Réveil

Elsa se redressa dans son lit, surprise. Il y avait quelque chose de différent dans l'atmosphère, dans le silence qui baignait l'aube d'été. Mais elle ne parvenait pas à déterminer ce que c'était.

C'était... Bizarre. Vraiment. Elle sentait un vide, un creux.

Comme un souvenir mal arraché, peut-être. Il manquait quelque chose, c'était évident, mais elle ne pouvait absolument pas déterminer ce que c'était.

Elle se leva, se frottant les yeux, tentant de chasser cette étrange sensation, se disant que ce n'était que l'effet d'un rêve encore figé en elle.

Debout au milieu de la chambre, elle saisit sa brosse à cheveux et commença à démêler sa crinière d'ébène, refaisant une liste de ce qu'elle avait fait ces derniers jours, les habitudes qu'elle avait mises en place pour ne pas plonger dans l'angoisse qui l'attendait à chaque minute. Il devait bien y avoir quelque chose de changé, pour ce sentiment persistant qui ne venait plus du sommeil, la jeune femme en était à présent convaincue.

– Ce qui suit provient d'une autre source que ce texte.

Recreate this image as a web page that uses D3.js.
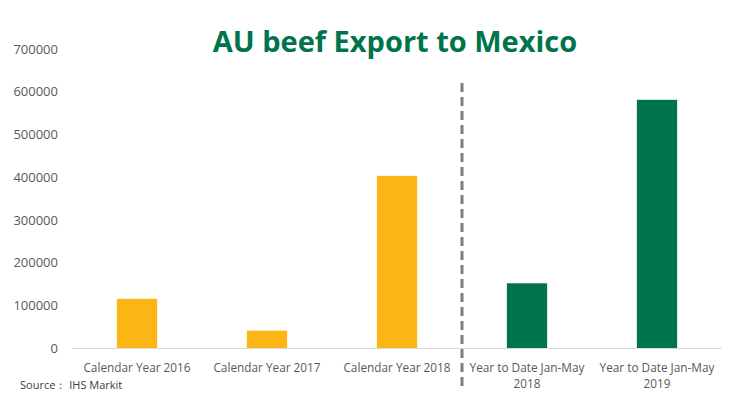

C'était comme si son cerveau était ralenti, comme si sa mémoire se dérobait face à son exploration, refusant d'accomplir la tâche qui semblait pourtant facile.

Soudain, elle s'immobilisa. Son regard avait accroché son carnet, son petit carnet de notes dans lequel elle confiait chaque impression de sa vie. Elle y écrivait presque chaque jour depuis cinq ans, cela faisait partie de sa routine. Là, dans son récit, il y aurait sans doute la réponse.

Figée sur place, elle secoua la tête, remettant la résolution de l'énigme au moment où elle serait prête à affronter les méandres de son cerveau.

Une grimace lui monta aux lèvres.

Son cerveau.

Une terre inconnue qu'elle ne cessait de redouter, qui pouvait provoquer des crises de panique au moindre mot ou geste posé de travers, qui lui donnait des cauchemars éveillés, dont les associations et les réactions étaient bien trop fortes.

Il y avait une bombe enfouie quelque part dans son esprit, Elsa le savait. Elle avait tenté de la déterrer, de la comprendre, de l'apprivoiser, utilisant ses premiers salaires pour se payer des séances chez un psychiatre. Sans beaucoup de résultats, mais on lui avait prescrit une série de médicaments qui limitaient les crises, faisaient taire en partie les spirales de pensées où elle s'enfonçait si souvent.

Restait ce vide obsédant maintenant, et ses pensées toutes focalisées sur ce manque.

Grignotant sa tartine de confiture du bout des lèvres, ses yeux de glace figés dans le lointain, elle creusait sa mémoire avec précaution, craignant de déclencher une énième crise de panique.

Pourquoi ce vide ?

Vide dans lequel elle allait se noyer, elle le savait. Si elle plongeait...

Si tu plonges dans le passé, prends garde de ne pas t'y noyer.

Injonction longuement répétée et apprise, qui la faisait reculer quand elle trouvait quelque chose près du trou de sa mémoire quand elle avait huit ans.

Injonction pour laquelle elle était toujours restée en retrait, jouant avec sa timidité naturelle, de crainte que de potentiels amis ne lui demandent son histoire.

Injonction qui pesait de plus en plus lourd pour Elsa. Injonction gravée jusqu'au fin fond de son identité, injonction dont elle commençait à vouloir se débarrasser.

C'était pour ça qu'elle avait commencé son carnet de bord, c'était pour ça qu'elle passait de longues heures chez le psychologue en plus de son médecin psychiatre, que son temps libre se passait en explorations interminables d'Internet pour trouver une source de traumatisme.

Elle savait que ce pouvait être dangereux.

Mais elle voulait se comprendre car elle était trop seule pour que quiconque d'autre le fasse.